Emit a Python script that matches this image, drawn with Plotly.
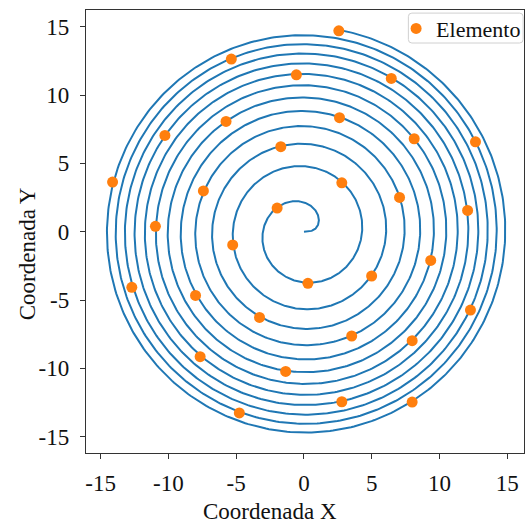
import numpy as np
import plotly.graph_objects as go

# Spiral parameters (Fermat spiral r = c*sqrt(theta))
SPIRAL_C = 1.71
THETA_MAX = 76.8

# Element positions
elem_x = [2.57, -5.36, -0.56, 6.44, 2.62, -5.75, -10.26, 8.13, 12.65, -1.71,
          -14.12, 2.79, -7.42, 7.05, 12.07, -1.98, -10.96, -5.26, 9.35, 4.99,
          0.29, -12.70, 12.28, -8.00, -3.28, 3.52, 7.98, -7.66, -1.35, 2.79,
          7.98, -4.77]
elem_y = [14.70, 12.63, 11.48, 11.21, 8.34, 8.07, 7.04, 6.80, 6.58, 6.22,
          3.63, 3.58, 2.98, 2.51, 1.56, 1.73, 0.39, -0.97, -2.10, -3.24,
          -3.78, -4.07, -5.73, -4.66, -6.27, -7.63, -7.97, -9.14, -10.22, -12.44,
          -12.46, -13.26]

tick_vals = [-15, -10, -5, 0, 5, 10, 15]
tick_text = ["-15", "-10", "-5", "0", "5", "10", "15"]

theta = np.linspace(0, THETA_MAX, 5000)
r = SPIRAL_C * np.sqrt(theta)
sx = r * np.cos(theta)
sy = r * np.sin(theta)

FONT = "Liberation Serif, Times New Roman, serif"
FS = 23

fig = go.Figure()
fig.add_trace(go.Scatter(x=sx, y=sy, mode="lines",
                         line=dict(color="#1f77b4", width=2),
                         showlegend=False, hoverinfo="skip"))
fig.add_trace(go.Scatter(x=elem_x, y=elem_y, mode="markers", name="Elemento",
                         marker=dict(color="#ff7f0e", size=11)))

axis_common = dict(
    tickvals=tick_vals, ticktext=tick_text,
    showgrid=False, zeroline=False,
    showline=True, linecolor="#333", linewidth=1.3, mirror=True,
    ticks="outside", ticklen=5, tickwidth=1.2, tickcolor="#333",
    tickfont=dict(family=FONT, size=FS, color="#111"),
)

# Legend frame (rounded, light grey) in paper coordinates
x0, x1, y0, y1, rad = 0.736, 0.998, 0.9255, 0.993, 0.008
ry = rad * 440 / 443
legend_path = (f"M {x0+rad},{y0} L {x1-rad},{y0} Q {x1},{y0} {x1},{y0+ry} "
               f"L {x1},{y1-ry} Q {x1},{y1} {x1-rad},{y1} L {x0+rad},{y1} "
               f"Q {x0},{y1} {x0},{y1-ry} L {x0},{y0+ry} Q {x0},{y0} {x0+rad},{y0} Z")

fig.update_layout(
    width=527, height=525,
    margin=dict(l=86, r=1, t=10, b=72),
    paper_bgcolor="white", plot_bgcolor="white",
    font=dict(family=FONT, size=FS, color="#111"),
    xaxis=dict(range=[-16.08, 16.23], ticklabelstandoff=4, **axis_common),
    yaxis=dict(range=[-16.19, 16.22], ticklabelstandoff=6, **axis_common),
    showlegend=True,
    legend=dict(x=0.708, y=0.958, xanchor="left", yanchor="middle",
                bgcolor="rgba(0,0,0,0)", borderwidth=0,
                font=dict(family=FONT, size=22, color="#111"),
                itemwidth=30, tracegroupgap=0),
    shapes=[dict(type="path", path=legend_path, xref="paper", yref="paper",
                 fillcolor="rgba(255,255,255,0.8)", line=dict(color="#d0d0d0", width=1),
                 layer="above")],
    annotations=[
        dict(text="Coordenada X", xref="paper", yref="paper",
             x=(271.3 - 86) / 440, y=(453 - 511.5) / 443,
             xanchor="center", yanchor="middle", showarrow=False, borderpad=0,
             font=dict(family=FONT, size=FS, color="#111")),
        dict(text="Coordenada Y", xref="paper", yref="paper",
             x=(27 - 86) / 440, y=(453 - 254) / 443, textangle=-90,
             xanchor="center", yanchor="middle", showarrow=False,
             font=dict(family=FONT, size=FS, color="#111")),
    ],
)

fig.write_html("out.html")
■ ■ ■ ■ ■ ■ ■
EXERCISE REQUIREMENTS:
Could the lines from the top of the material through the line with "THETA_MAX = 76.8" be repeated exactly, pictures left out?

FINAL RESULT:
Emit a Python script that matches this image, drawn with Plotly.
import numpy as np
import plotly.graph_objects as go

# Spiral parameters (Fermat spiral r = c*sqrt(theta))
SPIRAL_C = 1.71
THETA_MAX = 76.8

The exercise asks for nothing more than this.